SHORT TASK:
Copy exactly the lines from the one containing "Emit a web page" through the one containing "0.000047, 0.000033, 0.000023];", both included, and leave out any pictures.

------------------------------

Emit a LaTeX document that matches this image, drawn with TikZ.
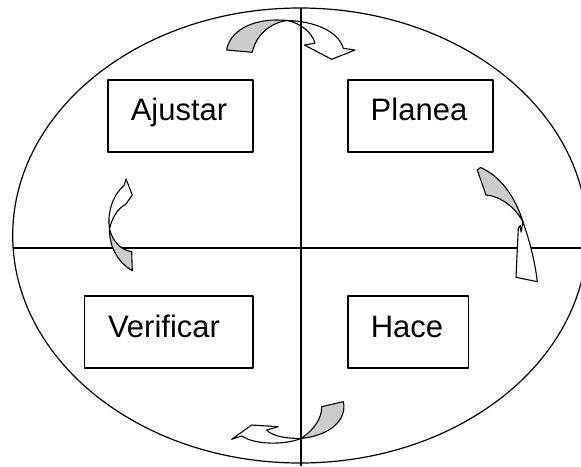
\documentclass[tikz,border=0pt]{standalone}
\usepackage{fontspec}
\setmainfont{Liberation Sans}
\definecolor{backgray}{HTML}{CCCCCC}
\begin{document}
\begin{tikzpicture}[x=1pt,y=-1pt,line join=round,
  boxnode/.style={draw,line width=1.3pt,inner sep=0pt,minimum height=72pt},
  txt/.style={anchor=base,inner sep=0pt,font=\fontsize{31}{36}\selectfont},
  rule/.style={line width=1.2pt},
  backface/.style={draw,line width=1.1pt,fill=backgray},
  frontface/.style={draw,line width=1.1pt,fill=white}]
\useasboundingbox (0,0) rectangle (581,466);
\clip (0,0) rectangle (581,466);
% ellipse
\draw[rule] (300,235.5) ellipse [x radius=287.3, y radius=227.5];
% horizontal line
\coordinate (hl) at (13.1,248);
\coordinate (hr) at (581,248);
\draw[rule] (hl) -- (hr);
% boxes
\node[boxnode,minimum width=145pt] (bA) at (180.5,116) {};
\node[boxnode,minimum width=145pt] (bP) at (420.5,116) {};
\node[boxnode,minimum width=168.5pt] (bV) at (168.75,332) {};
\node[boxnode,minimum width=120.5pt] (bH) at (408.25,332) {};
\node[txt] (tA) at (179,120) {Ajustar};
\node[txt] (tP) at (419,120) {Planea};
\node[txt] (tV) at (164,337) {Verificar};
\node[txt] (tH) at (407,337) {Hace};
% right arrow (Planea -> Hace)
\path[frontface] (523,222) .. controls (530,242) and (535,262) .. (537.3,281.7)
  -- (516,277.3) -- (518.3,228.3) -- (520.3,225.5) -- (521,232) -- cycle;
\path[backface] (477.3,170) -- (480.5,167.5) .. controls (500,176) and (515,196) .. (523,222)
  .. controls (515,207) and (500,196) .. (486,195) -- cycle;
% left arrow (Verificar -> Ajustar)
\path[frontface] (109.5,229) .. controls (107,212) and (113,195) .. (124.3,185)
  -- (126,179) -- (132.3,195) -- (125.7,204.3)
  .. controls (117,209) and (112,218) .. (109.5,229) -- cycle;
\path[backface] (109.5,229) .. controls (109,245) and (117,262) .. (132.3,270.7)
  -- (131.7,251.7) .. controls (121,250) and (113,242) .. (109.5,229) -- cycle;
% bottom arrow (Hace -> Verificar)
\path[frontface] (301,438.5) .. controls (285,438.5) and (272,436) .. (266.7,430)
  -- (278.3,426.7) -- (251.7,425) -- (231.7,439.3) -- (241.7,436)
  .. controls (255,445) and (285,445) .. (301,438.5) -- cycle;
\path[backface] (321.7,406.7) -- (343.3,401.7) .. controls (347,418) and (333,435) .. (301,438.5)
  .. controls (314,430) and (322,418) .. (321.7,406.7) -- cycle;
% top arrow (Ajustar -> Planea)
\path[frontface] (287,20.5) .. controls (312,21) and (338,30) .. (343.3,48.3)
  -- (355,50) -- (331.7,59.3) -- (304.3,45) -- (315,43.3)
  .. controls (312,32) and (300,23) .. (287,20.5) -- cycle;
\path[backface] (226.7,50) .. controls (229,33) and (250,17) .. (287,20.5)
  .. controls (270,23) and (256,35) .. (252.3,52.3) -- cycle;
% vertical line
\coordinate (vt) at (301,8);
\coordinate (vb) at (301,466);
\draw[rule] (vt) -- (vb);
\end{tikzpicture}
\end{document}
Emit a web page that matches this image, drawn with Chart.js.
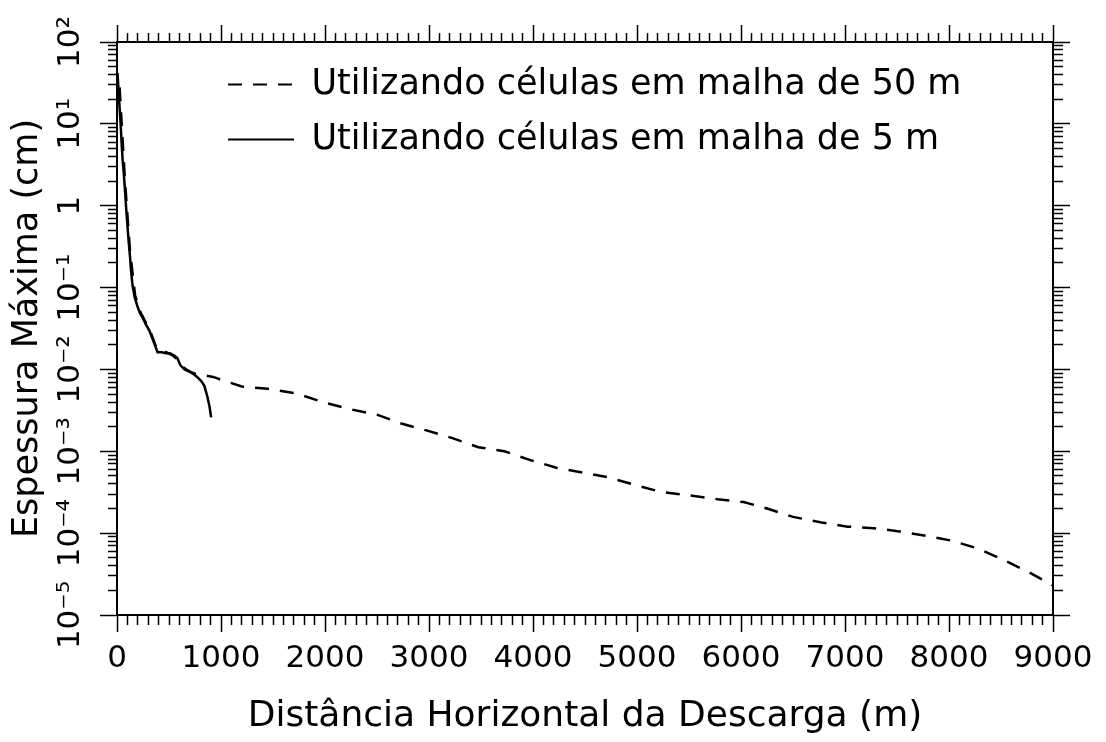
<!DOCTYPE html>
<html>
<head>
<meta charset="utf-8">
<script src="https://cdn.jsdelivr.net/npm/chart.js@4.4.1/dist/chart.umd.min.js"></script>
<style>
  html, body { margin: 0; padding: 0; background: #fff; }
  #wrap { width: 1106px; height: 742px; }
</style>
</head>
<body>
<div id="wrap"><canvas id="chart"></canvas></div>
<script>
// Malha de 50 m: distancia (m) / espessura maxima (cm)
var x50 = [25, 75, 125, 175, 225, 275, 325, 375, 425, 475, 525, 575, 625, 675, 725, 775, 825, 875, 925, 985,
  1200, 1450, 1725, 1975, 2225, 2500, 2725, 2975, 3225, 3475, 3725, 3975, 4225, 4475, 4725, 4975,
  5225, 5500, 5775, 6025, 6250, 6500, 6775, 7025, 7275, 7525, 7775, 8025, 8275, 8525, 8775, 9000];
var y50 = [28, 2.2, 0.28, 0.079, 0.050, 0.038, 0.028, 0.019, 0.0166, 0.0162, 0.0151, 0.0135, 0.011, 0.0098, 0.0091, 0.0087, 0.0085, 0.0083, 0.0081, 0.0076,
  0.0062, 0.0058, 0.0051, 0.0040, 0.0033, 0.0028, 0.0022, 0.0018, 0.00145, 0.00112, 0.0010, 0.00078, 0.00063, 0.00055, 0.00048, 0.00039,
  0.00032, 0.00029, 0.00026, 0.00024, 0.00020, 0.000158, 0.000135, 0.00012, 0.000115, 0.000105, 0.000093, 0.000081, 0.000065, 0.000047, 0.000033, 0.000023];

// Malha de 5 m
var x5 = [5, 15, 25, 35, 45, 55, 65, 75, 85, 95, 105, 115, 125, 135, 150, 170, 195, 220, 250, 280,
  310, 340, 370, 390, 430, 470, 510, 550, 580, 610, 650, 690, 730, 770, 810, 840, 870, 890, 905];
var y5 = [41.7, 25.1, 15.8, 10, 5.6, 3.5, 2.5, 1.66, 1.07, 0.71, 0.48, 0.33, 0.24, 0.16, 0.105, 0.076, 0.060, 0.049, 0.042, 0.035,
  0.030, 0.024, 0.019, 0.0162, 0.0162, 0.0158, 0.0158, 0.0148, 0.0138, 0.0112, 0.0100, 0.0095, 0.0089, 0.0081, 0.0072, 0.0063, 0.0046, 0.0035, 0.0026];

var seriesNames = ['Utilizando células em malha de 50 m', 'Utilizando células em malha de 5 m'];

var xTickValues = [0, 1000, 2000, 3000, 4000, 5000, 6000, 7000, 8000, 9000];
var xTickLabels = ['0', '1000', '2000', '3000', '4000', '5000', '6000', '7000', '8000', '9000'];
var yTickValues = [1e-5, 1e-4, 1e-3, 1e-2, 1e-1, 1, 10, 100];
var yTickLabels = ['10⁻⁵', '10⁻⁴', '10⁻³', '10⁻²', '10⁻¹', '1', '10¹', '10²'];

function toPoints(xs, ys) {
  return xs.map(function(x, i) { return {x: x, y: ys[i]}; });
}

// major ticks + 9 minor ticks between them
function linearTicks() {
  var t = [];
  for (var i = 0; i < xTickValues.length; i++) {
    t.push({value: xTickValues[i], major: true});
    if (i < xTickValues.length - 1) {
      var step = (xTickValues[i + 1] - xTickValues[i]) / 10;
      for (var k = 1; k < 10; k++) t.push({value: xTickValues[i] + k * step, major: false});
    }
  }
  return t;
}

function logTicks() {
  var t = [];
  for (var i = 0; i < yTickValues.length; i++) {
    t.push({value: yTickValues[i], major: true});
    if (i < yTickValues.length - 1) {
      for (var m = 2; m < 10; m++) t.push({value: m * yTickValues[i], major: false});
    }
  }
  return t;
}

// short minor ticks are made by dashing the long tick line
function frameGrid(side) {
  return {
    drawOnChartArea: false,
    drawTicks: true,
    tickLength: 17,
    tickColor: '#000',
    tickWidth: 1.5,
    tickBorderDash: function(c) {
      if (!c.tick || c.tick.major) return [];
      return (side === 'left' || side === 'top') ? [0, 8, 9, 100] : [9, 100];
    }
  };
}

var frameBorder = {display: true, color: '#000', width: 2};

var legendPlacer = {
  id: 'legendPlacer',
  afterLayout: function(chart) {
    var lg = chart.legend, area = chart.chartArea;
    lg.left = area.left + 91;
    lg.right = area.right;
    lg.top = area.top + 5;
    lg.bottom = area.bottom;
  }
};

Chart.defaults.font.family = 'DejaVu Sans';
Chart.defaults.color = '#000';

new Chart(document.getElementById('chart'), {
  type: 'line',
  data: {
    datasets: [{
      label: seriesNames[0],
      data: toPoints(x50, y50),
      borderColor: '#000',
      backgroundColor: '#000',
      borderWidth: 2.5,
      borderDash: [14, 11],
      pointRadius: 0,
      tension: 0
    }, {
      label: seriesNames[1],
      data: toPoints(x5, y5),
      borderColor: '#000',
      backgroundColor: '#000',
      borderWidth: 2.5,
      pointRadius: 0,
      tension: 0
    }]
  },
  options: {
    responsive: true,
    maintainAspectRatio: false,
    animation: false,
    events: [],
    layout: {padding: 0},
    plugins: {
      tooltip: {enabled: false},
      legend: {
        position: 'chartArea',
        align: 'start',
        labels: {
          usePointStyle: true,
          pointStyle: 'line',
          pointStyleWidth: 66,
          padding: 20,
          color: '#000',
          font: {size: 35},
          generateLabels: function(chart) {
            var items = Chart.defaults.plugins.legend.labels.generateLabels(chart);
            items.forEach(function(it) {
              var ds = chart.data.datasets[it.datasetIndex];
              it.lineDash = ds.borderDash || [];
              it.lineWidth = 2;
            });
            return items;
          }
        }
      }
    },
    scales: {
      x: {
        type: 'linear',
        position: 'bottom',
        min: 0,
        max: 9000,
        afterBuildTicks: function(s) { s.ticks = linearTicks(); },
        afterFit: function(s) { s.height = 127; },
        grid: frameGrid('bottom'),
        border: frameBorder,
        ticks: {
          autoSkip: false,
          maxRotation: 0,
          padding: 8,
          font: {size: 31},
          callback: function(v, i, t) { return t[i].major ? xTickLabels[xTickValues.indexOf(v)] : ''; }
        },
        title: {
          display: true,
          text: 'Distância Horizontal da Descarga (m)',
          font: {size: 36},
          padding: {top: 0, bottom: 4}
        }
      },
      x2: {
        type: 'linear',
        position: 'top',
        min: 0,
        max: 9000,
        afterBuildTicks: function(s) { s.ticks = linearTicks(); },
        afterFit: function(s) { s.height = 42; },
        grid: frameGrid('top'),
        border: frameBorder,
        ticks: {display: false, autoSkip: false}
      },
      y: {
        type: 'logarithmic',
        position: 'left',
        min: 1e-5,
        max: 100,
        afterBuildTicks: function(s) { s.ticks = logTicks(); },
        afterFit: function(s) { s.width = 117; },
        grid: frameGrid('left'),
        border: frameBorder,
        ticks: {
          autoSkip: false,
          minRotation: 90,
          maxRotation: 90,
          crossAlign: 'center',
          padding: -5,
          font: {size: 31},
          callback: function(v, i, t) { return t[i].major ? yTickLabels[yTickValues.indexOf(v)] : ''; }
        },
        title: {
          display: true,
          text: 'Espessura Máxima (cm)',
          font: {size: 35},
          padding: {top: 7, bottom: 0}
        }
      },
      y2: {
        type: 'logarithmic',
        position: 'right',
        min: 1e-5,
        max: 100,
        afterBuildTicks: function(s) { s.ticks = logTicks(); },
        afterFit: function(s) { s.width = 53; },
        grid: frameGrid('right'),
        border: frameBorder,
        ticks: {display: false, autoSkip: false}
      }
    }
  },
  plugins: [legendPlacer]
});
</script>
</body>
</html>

------------------------------

EXERCISE OUTPUT:
Emit a web page that matches this image, drawn with Chart.js.
<!DOCTYPE html>
<html>
<head>
<meta charset="utf-8">
<script src="https://cdn.jsdelivr.net/npm/chart.js@4.4.1/dist/chart.umd.min.js"></script>
<style>
  html, body { margin: 0; padding: 0; background: #fff; }
  #wrap { width: 1106px; height: 742px; }
</style>
</head>
<body>
<div id="wrap"><canvas id="chart"></canvas></div>
<script>
// Malha de 50 m: distancia (m) / espessura maxima (cm)
var x50 = [25, 75, 125, 175, 225, 275, 325, 375, 425, 475, 525, 575, 625, 675, 725, 775, 825, 875, 925, 985,
  1200, 1450, 1725, 1975, 2225, 2500, 2725, 2975, 3225, 3475, 3725, 3975, 4225, 4475, 4725, 4975,
  5225, 5500, 5775, 6025, 6250, 6500, 6775, 7025, 7275, 7525, 7775, 8025, 8275, 8525, 8775, 9000];
var y50 = [28, 2.2, 0.28, 0.079, 0.050, 0.038, 0.028, 0.019, 0.0166, 0.0162, 0.0151, 0.0135, 0.011, 0.0098, 0.0091, 0.0087, 0.0085, 0.0083, 0.0081, 0.0076,
  0.0062, 0.0058, 0.0051, 0.0040, 0.0033, 0.0028, 0.0022, 0.0018, 0.00145, 0.00112, 0.0010, 0.00078, 0.00063, 0.00055, 0.00048, 0.00039,
  0.00032, 0.00029, 0.00026, 0.00024, 0.00020, 0.000158, 0.000135, 0.00012, 0.000115, 0.000105, 0.000093, 0.000081, 0.000065, 0.000047, 0.000033, 0.000023];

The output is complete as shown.